Amplify expertise – St. Elizabeth Healthcare

Effective cardiac care nurse education developed, delivered during global pandemic

A staff member at St. Elizabeth Healthcare teaches students how to care for a patient.

Member: St. Elizabeth Healthcare, Edgewood, Kentucky

Clinical education is an ongoing endeavor in the health care world. During a global pandemic, when staff is pushed to exhaustion, finding an innovative way to refresh and introduce nursing skills is an added challenge. Two cardiac care clinical education specialists at St. Elizabeth Health Care, located in Edgewood, Kentucky, rose to the challenge successfully.

"Several new physicians joined the cardiac surgery team who wanted us to take a deeper dive into cardiac care and elevate our nursing practices," says Kelsey Webster, M.S.N., C.C.R.N., cardiac services, St. Elizabeth Healthcare. "I think it's common for nurses to get bored hearing from the same clinical educators in a classroom setting, so we knew that we needed a different approach to increase nurse engagement. As we began planning, the COVID-19 pandemic started, forcing us to cancel in-person educational offerings. We needed to pivot."

Training convenient for staff

Webster and her colleague, Danielle Weiss, M.S.N, C.M.S.R.N., decided to tap into Health Care Consulting, a service offered to St. Elizabeth through its Mayo Clinic Care Network membership. "We had a list of potential training topics received from one of our cardiothoracic surgeons as a foundation," says Weiss. "We asked our nursing staff for input on topics they were interested in, reviewed our needs assessments from past skills fairs and then finalized a list to discuss with the Mayo Clinic team."
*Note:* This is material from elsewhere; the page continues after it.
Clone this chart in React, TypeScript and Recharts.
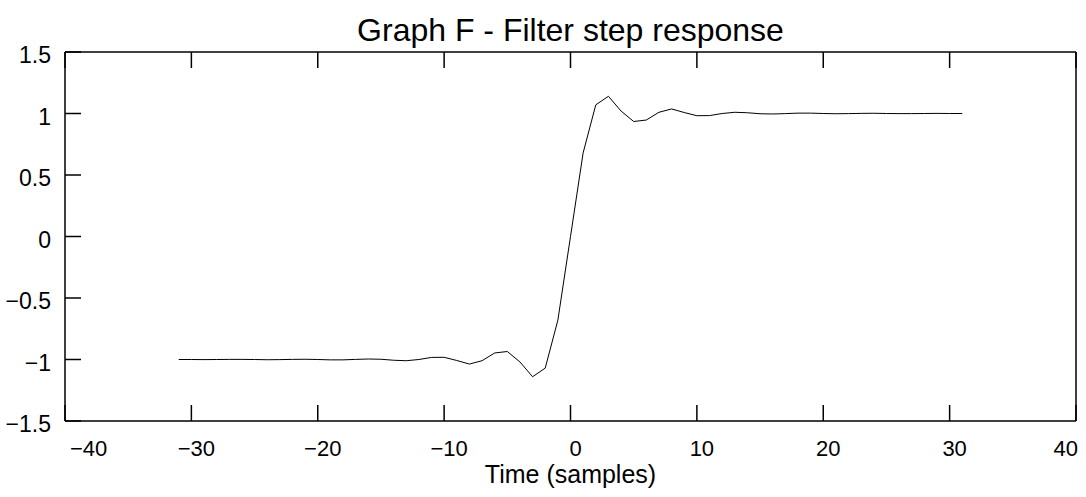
import React from "react"
import { LineChart, Line, XAxis, YAxis, Label } from "recharts"

const samples = [
	-31, -30, -29, -28, -27, -26, -25, -24, -23, -22, -21, -20, -19, -18, -17, -16,
	-15, -14, -13, -12, -11, -10, -9, -8, -7, -6, -5, -4, -3, -2, -1, 0, 1, 2, 3, 4,
	5, 6, 7, 8, 9, 10, 11, 12, 13, 14, 15, 16, 17, 18, 19, 20, 21, 22, 23, 24, 25,
	26, 27, 28, 29, 30, 31,
]

const response = [
	-1.0, -1.0, -1.001, -1.0, -0.999, -0.999, -1.0, -1.002, -1.001, -0.999, -0.998,
	-1.0, -1.003, -1.003, -0.999, -0.996, -0.998, -1.006, -1.01, -1.0, -0.983,
	-0.982, -1.008, -1.037, -1.01, -0.947, -0.935, -1.02, -1.14, -1.07, -0.68, 0.0,
	0.68, 1.07, 1.14, 1.02, 0.935, 0.947, 1.01, 1.037, 1.008, 0.982, 0.983, 1.0,
	1.01, 1.006, 0.998, 0.996, 0.999, 1.003, 1.003, 1.0, 0.998, 0.999, 1.001, 1.002,
	1.0, 0.999, 0.999, 1.0, 1.001, 1.0, 1.0,
]

const xTicks = [-40, -30, -20, -10, 0, 10, 20, 30, 40]
const yTicks = [-1.5, -1, -0.5, 0, 0.5, 1, 1.5]

const data = samples.map((t, i) => ({ t, v: response[i] }))

const font = '"Liberation Sans", Arial, sans-serif'
const fmt = (v: number) => String(v).replace("-", "\u2212")
const blank = () => ""

// end labels are pulled inside the frame, the rest sit a little right of the tick
const XTick = (props: any) => {
	const { x, y, payload, index } = props
	const last = index === xTicks.length - 1
	const first = index === 0
	const anchor = first ? "start" : last ? "end" : "middle"
	const dx = first ? 5 : last ? 2 : 5
	return (
		<text
			x={x + dx}
			y={y}
			dy="0.71em"
			textAnchor={anchor}
			fontSize={22}
			fill="#000"
			fontFamily={font}>
			{fmt(payload.value)}
		</text>
	)
}

const App = () => {
	return (
		<div style={{ position: "absolute", left: 0, top: 0, width: 1086, height: 497, fontFamily: font }}>
			<div
				style={{
					position: "absolute",
					left: 65,
					width: 1011,
					top: 12,
					textAlign: "center",
					fontSize: 32,
					lineHeight: "36px",
					color: "#000",
				}}>
				Graph F - Filter step response
			</div>
			<LineChart width={1086} height={497} data={data} margin={{ top: 0, right: 0, bottom: 0, left: 0 }}>
				<XAxis
					xAxisId="bottom"
					dataKey="t"
					type="number"
					domain={[-40, 40]}
					ticks={xTicks}
					height={76}
					tickSize={-16}
					tickMargin={35}
					interval={0}
					stroke="#000"
					strokeWidth={1.5}
					tick={<XTick />}>
					<Label
						value="Time (samples)"
						position="insideBottom"
						offset={14}
						style={{ fontSize: 25, fill: "#000", fontFamily: font }}
					/>
				</XAxis>
				<XAxis
					xAxisId="top"
					orientation="top"
					dataKey="t"
					type="number"
					domain={[-40, 40]}
					ticks={xTicks}
					height={52}
					tickSize={-16}
					tickFormatter={blank}
					interval={0}
					stroke="#000"
					strokeWidth={1.5}
				/>
				<YAxis
					yAxisId="left"
					type="number"
					domain={[-1.5, 1.5]}
					ticks={yTicks}
					width={65}
					tickSize={-16}
					tickMargin={30}
					tickFormatter={fmt}
					interval={0}
					stroke="#000"
					strokeWidth={1.5}
					tick={{ fontSize: 23, fill: "#000", fontFamily: font, dy: 3 }}
				/>
				<YAxis
					yAxisId="right"
					orientation="right"
					type="number"
					domain={[-1.5, 1.5]}
					ticks={yTicks}
					width={10}
					tickSize={-16}
					tickFormatter={blank}
					interval={0}
					stroke="#000"
					strokeWidth={1.5}
				/>
				<Line
					xAxisId="bottom"
					yAxisId="left"
					dataKey="v"
					type="linear"
					stroke="#000"
					strokeWidth={1}
					dot={false}
					activeDot={false}
					isAnimationActive={false}
				/>
			</LineChart>
		</div>
	)
}

export default App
A series of meetings with several Mayo Clinic subject matter experts took place, resulting in an online curriculum containing six modules. Topics included a cardiac overview on heart failure, chest tube management, pacemaker therapy, left ventricular assist devices (LVADs), extracorporeal membrane oxygenation (ECMO) and pericardial decompression syndrome.

"Initially, we thought we'd only invite cardiac care nurses to participate," says Webster, "But quickly we saw that the training would be beneficial to all of our nursing units. As an added benefit, continuing education credits were offered. We were excited that the curriculum could be used more broadly, and the nurses could pace themselves and complete the training when convenient for them."

Overwhelmingly popular curriculum

Weiss adds, "Training we've done over the years was not as interactive or allowed staff to ask questions or go back and review the content. The training Mayo developed explained some of the more complex topics in an engaging and intuitive way, which supports learning and retention. We also saw a significantly higher than usual completion rate for this curriculum, and the evaluations were overwhelmingly positive."

Evaluations confirmed the course was highly attended, reaching 204 learners, and receiving overwhelmingly positive responses from the students and nursing leaders, with 92.6% rating the course as excellent or good.

"We definitely got what we wanted and were grateful to be able to work closely with Mayo Clinic to develop a new approach," says Webster. "We had done all we could do for our education specialists. Having someone else present the content was refreshing for the staff. We'd rate it a 10!"